Dr Leong Chee Chiew, Commissioner of Parks and Recreation and Deputy CEO of NParks, said that visitors are encouraged to explore alternative nature areas such as the nearby Zhenghua Nature Park, Dairy Farm Nature Park, Bukit Batok Nature Park, Bukit Batok Town Park, as well as Park Connectors in the vicinity during the restoration period.
Besides erosion and damage, a number of new, unauthorised paths have appeared in the forest, Mr Joseph Koh, Chairman of Nature Reserves Scientific Advisory Committee (NRSAC) said. "If left unchecked, these changes can eventually add up to alter the character of a unique ecosystem that has hitherto allowed an amazingly rich variety of native flora and fauna to thrive in this scientifically significant rainforest," he added.
Dr Shawn Lum, President of Nature Society (Singapore), said: " The proposed slope stabilisation and trail restoration work will not only benefit public safety and an enhanced visitor experience, but will also be beneficial for the long-term health of Bukit Timah's forest ecosystem. Decreased erosion from slope and trail restoration, better protection of tree roots from boardwalks, and limiting future soil compaction will help tree survival and regeneration."

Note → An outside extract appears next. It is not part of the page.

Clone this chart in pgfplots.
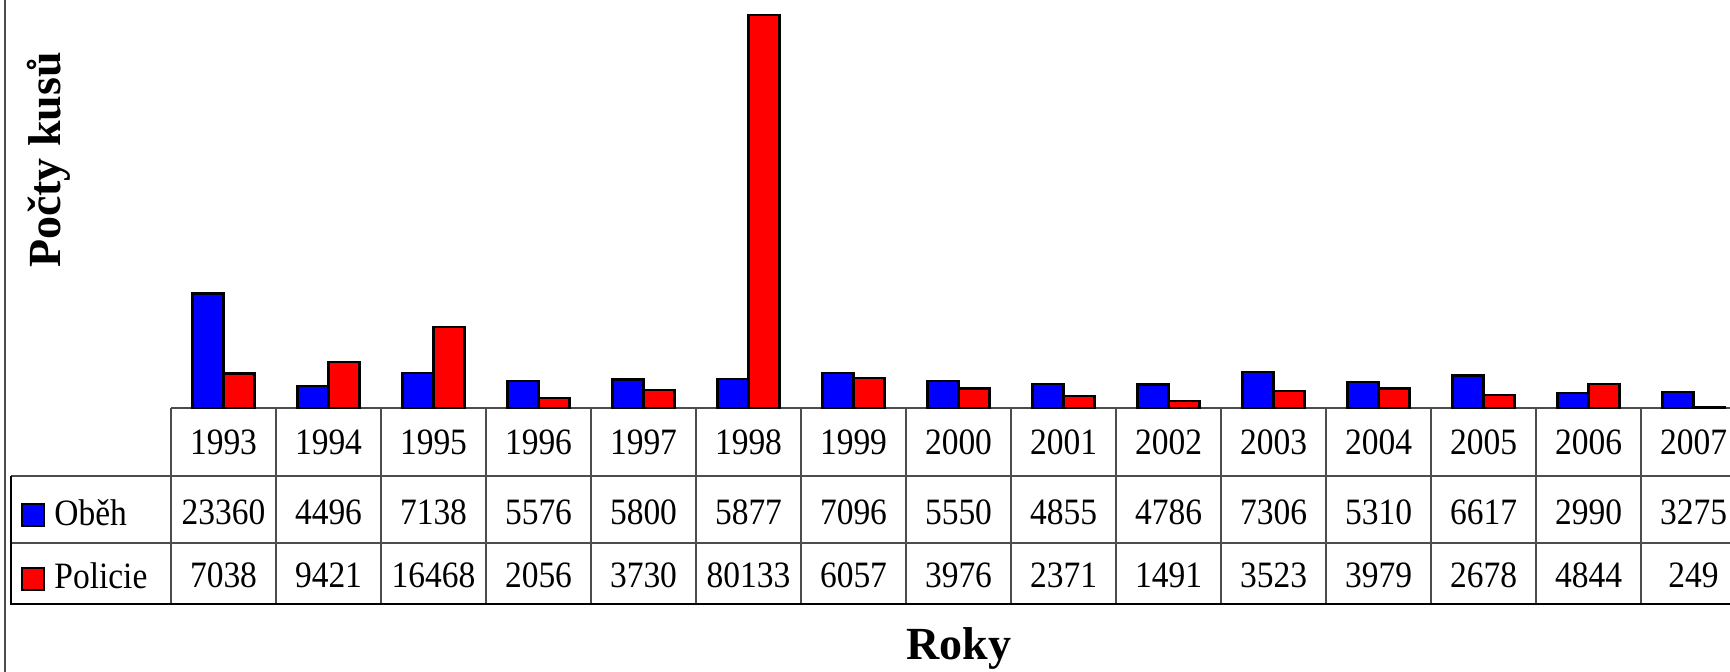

"This in turn will provide a more stable environment for the diverse animal life dependent on Bukit Timah's mature and very rich plant community. I look forward to the completion of the proposed infrastructure work, and envision a future where all of us park management, researchers, reserve visitors, and a supportive public can all work together as stewards as well as be beneficiaries of Singapore's glorious natural heritage at Bukit Timah."